The Most Common Household Molds

Mold is everywhere all around us, both indoors and outdoors. It is usually harmless in small amounts in environments that are not wet and humid. However, most mold found indoors is usually not a good sign. When mold is present, building structure is able to deteriorate and the health of your family, loved ones, employees or customers can be compromised. This small organism is a type of fungus that ranges in many colors and textures and can survive anywhere.

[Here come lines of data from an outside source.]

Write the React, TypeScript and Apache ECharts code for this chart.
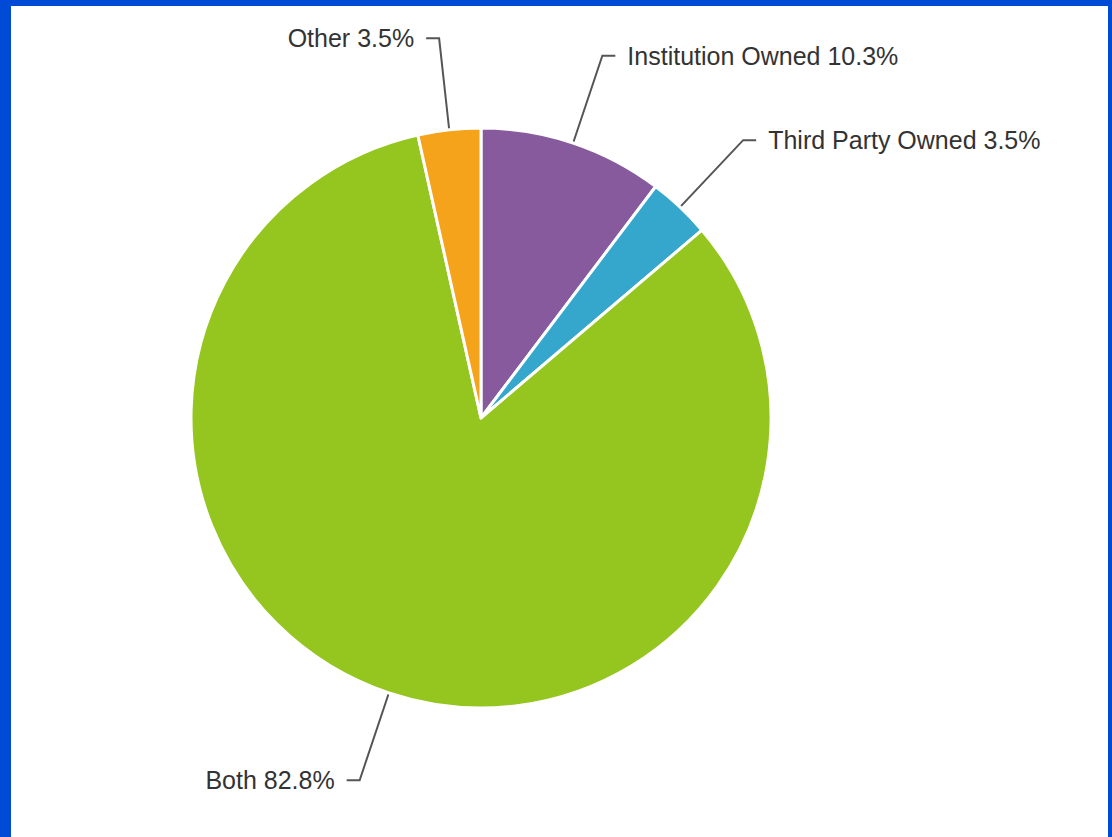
import React, { useEffect, useRef } from "react";
import * as echarts from "echarts";

const categories = ["Institution Owned", "Third Party Owned", "Both", "Other"];
const values = [10.3, 3.5, 82.8, 3.5];
const colors = ["#875a9d", "#35a6cc", "#95c61f", "#f6a31c"];

export default function App() {
  const ref = useRef<HTMLDivElement>(null);
  useEffect(() => {
    if (!ref.current) return;
    const chart = echarts.init(ref.current, undefined, { renderer: "svg" });
    chart.setOption({
      animation: false,
      backgroundColor: "#ffffff",
      series: [
        {
          type: "pie",
          center: [470, 412],
          radius: [0, 290],
          startAngle: 90,
          clockwise: true,
          avoidLabelOverlap: false,
          data: categories.map((name, i) => ({
            name,
            value: values[i],
            itemStyle: { color: colors[i] },
          })),
          itemStyle: { borderColor: "#ffffff", borderWidth: 3 },
          label: {
            show: true,
            formatter: (p: any) => `${p.name} ${p.value.toFixed(1)}%`,
            fontFamily: "Liberation Sans, Arial, sans-serif",
            fontSize: 25,
            color: "#333333",
            distanceToLabelLine: 12,
            padding: [6, 0, 0, 0],
          },
          labelLine: {
            show: true,
            length: 92,
            length2: 13,
            smooth: false,
            lineStyle: { color: "#555555", width: 2 },
          },
          emphasis: { disabled: true },
        },
      ],
    });
    return () => chart.dispose();
  }, []);
  return (
    <div
      style={{
        position: "absolute",
        left: 0,
        top: 0,
        width: 1112,
        height: 837,
        background: "#004bd6",
      }}
    >
      <div
        ref={ref}
        style={{
          position: "absolute",
          left: 11,
          top: 6,
          width: 1097,
          height: 831,
          background: "#ffffff",
        }}
      />
    </div>
  );
}
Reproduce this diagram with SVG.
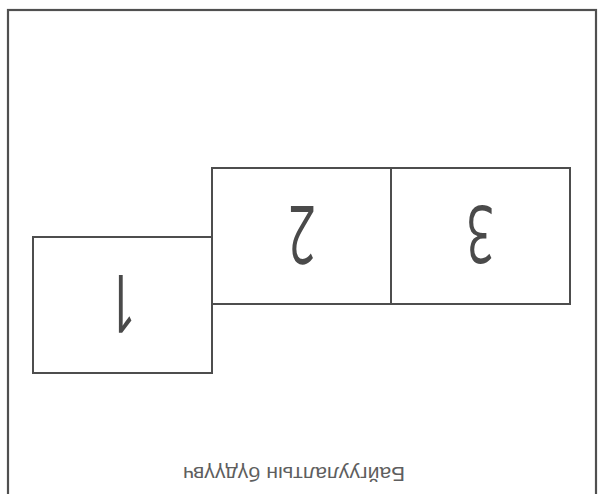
<svg xmlns="http://www.w3.org/2000/svg" width="604" height="494" viewBox="0 0 604 494">
  <style>
    .frame { fill: none; stroke: #505050; stroke-width: 2.2; }
    .box { fill: #fff; stroke: #4d4d4d; stroke-width: 2; }
    .digit { font-family: "Open Sans", "Noto Sans", "Liberation Sans", sans-serif; font-size: 80px; fill: #4a4a4a; text-anchor: middle; }
    .caption { font-family: "Liberation Sans", "DejaVu Sans", sans-serif; font-size: 20px; fill: #5e5e5e; text-anchor: middle; }
  </style>
  <rect width="604" height="494" fill="#fff"/>
  <rect id="frame" class="frame" x="8" y="10" width="588" height="500"/>
  <g id="connectors"></g>
  <g id="room1">
    <rect class="box" x="33" y="237" width="179" height="136"/>
    <text class="digit" transform="translate(122,304) rotate(180) scale(0.6,1)" x="0" y="29">1</text>
  </g>
  <g id="room2">
    <rect class="box" x="212" y="168" width="179" height="136"/>
    <text class="digit" transform="translate(302,235) rotate(180) scale(0.6,1)" x="0" y="29">2</text>
  </g>
  <g id="room3">
    <rect class="box" x="391" y="168" width="179" height="136"/>
    <text class="digit" transform="translate(480,235) rotate(180) scale(0.6,1)" x="0" y="29">3</text>
  </g>
  <g id="caption">
    <text class="caption" transform="translate(294,473) rotate(180)" x="0" y="6" textLength="222" lengthAdjust="spacingAndGlyphs">Байгуулалтын бүдүүвч</text>
  </g>
</svg>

Not all molds are harmful. Some are even beneficial to the environment and the wellbeing and enjoyment of humans. Mold becomes dangerous when it settles indoors in favorably moist and humid conditions. As it reproduces through spores in the air and those spores are breathed, is when mold has the potential to become dangerous. There are three classifications of harmful mold: allergenic, pathogenic and toxigenic. Allergenic molds can cause and produce allergies; pathogenic molds can exacerbate health issues in those with existing conditions; and toxigenic molds can lead to serious health conditions, even death.

Alternaria
One of the more common kinds of allergenic molds, alternaria, can be found where there is dampness, like showers, bathtubs and sinks and also as a result of water damage. It is recognizable by its velvet texture and dark green and brown hairs. Able to spread quickly, this mold should be remediated immediately as it can cause symptoms similar to asthma in the upper respiratory tract, nose and mouth.

Aspergillus
There are over 185 species of aspergillus and it can materialize in many colors. Though it is an allergenic mold, it can become toxic relative to the species and environment. Some species are able to produce carcinogens known as aflatoxins, which are deadly. Known for their long flask shaped spores chains of growth, they can create thick layers or even walls of mold.

Cladosporium
This olive green or brown colored mold can uniquely grown in both warm and cold environments and thrives in porous materials such as fabrics, upholstery and carpet. It can also be found under floorboards and in cupboards. Classified as an allergenic mold, cladosporium can affect the skin, causing rash and legions and also as allergic reactions in the eyes, nose or throat.

Stachybotrys
Infamously known as “black mold”, stachybotrys is a toxic mold that is dark green or black with a slimy texture. A more heartier mold, this species is known to grow on wood, cardboard, paper or wicker. Exposure to stachybotrys can cause breathing difficulties, stubborn cough, nose bleeds, fever and painful headaches. This mold should be remediated immediately if discovered.

Trichoderma
Commonly found in wallpaper and carpet, trichoderma can be recognized by its wooly texture that is usually white with green patches, though it includes five different subspecies. Trichoderma grows fast in damp areas and can also be found in AC filters and ducts where there is condensation. It is also incredibly destructive to wood, paper and textiles as it produces an enzyme that specifically destroys this kind of material.

Finding mold in your home can be unsettling but is certainly able to be remediated. The most important task to tackle is eliminating the mold as quickly as possible and determining the source from which it is developing from. Mold growth is usually the result of a larger issue like a leaking pipe.